Like many living in America, he's worried sick about his loved ones fleeing Ukraine. 

"I was crazy. I was, you know, I didn't sleep about five days. I was just crying. I couldn't stop. I didn't want them to die like that," Hudarzi said. 

Hudarzi says his wife and children slept in underground metro tunnels for six nights, afraid of what was happening above ground.

In Colorado, Eugenia Olesnicky waits by the phone. Her cousins live in Russian-held parts of Ukraine, but they recently stopped responding.

"The last contact I had with them, they had run out of food and water. There's no heat, there's no gas, and there's no electricity, and this is the case for all of the people that are in that area," said Olesnicky.

Sixteen-year-old Ivan Kozlov came to the U.S. as an exchange student last year and says it's hard to focus on life here, while his family endures war back home.

"The first thought in my head was 'how is my family doing? Like, is my city OK?" Kozlov said. 

Kozlov says his father joined the Ukrainian armed forces and for now, his mom and sister can't leave. 

According to data from the U.N., since the Russian invasion began, more than 1 million people have fled.

Roughly half of those refugees have gone west to neighboring Poland, including some Americans who had been living abroad, like Grady Andersen of Phoenix. 

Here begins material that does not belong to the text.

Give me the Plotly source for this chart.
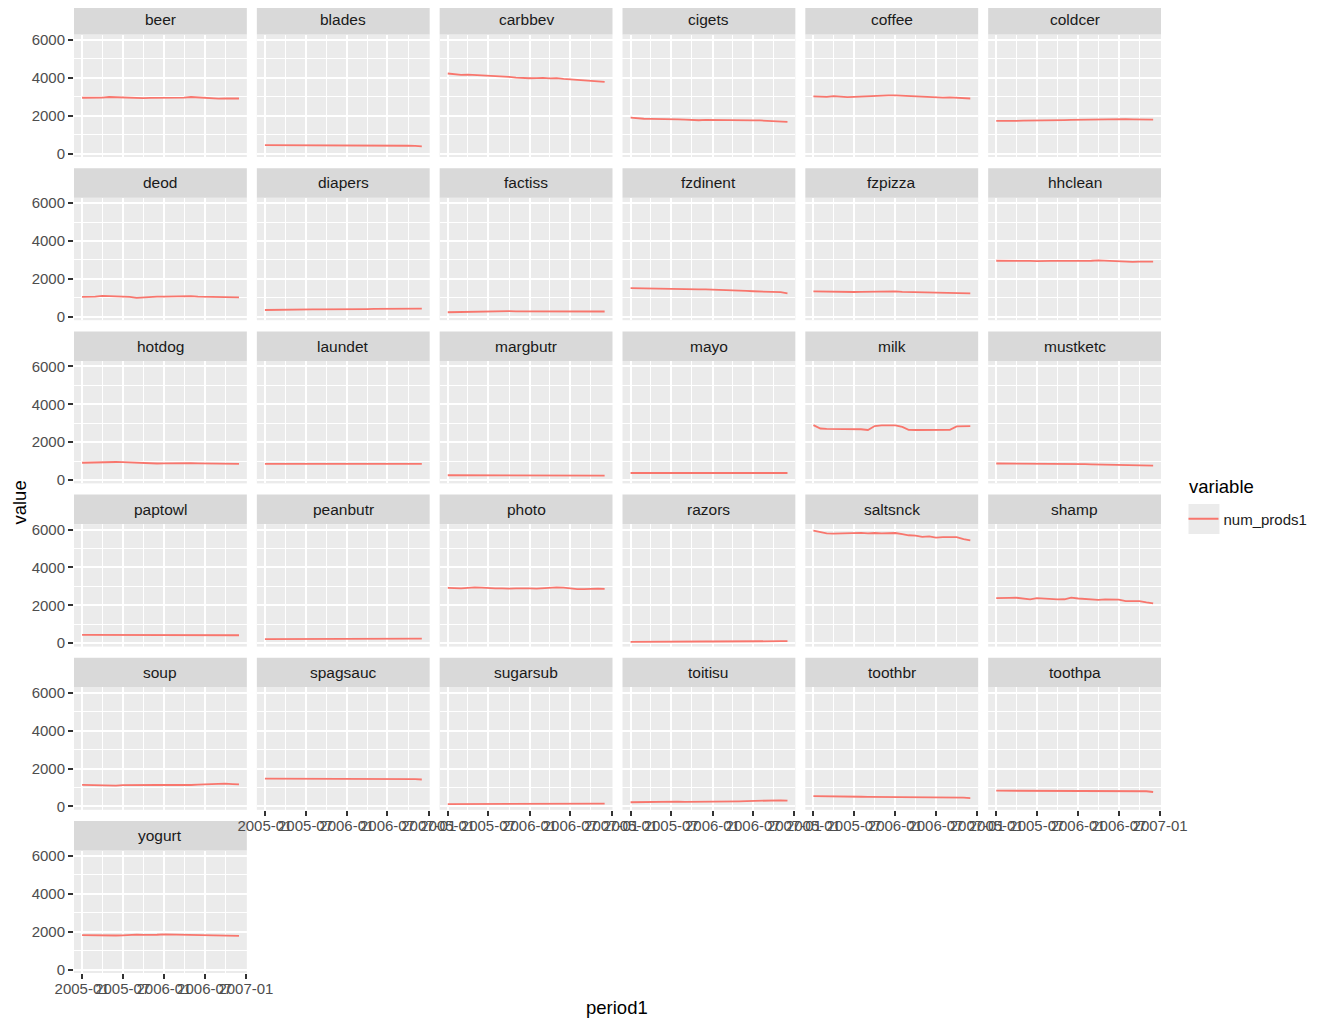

"It's not the danger of the explosions or the threat of troops in Kyiv that made me leave. That's not the kind of thing that scared me. Really, the threat is living under Russian occupation," said Andersen. 

Kozlov says for those who have stayed to fight for his homeland, that's what keeps him going.

"The spirit of the people defending our land, that's what makes me happy, that's what gives me hope," said Kozlov.

Even for those without loved ones in Ukraine, what's happening there is on the minds of many.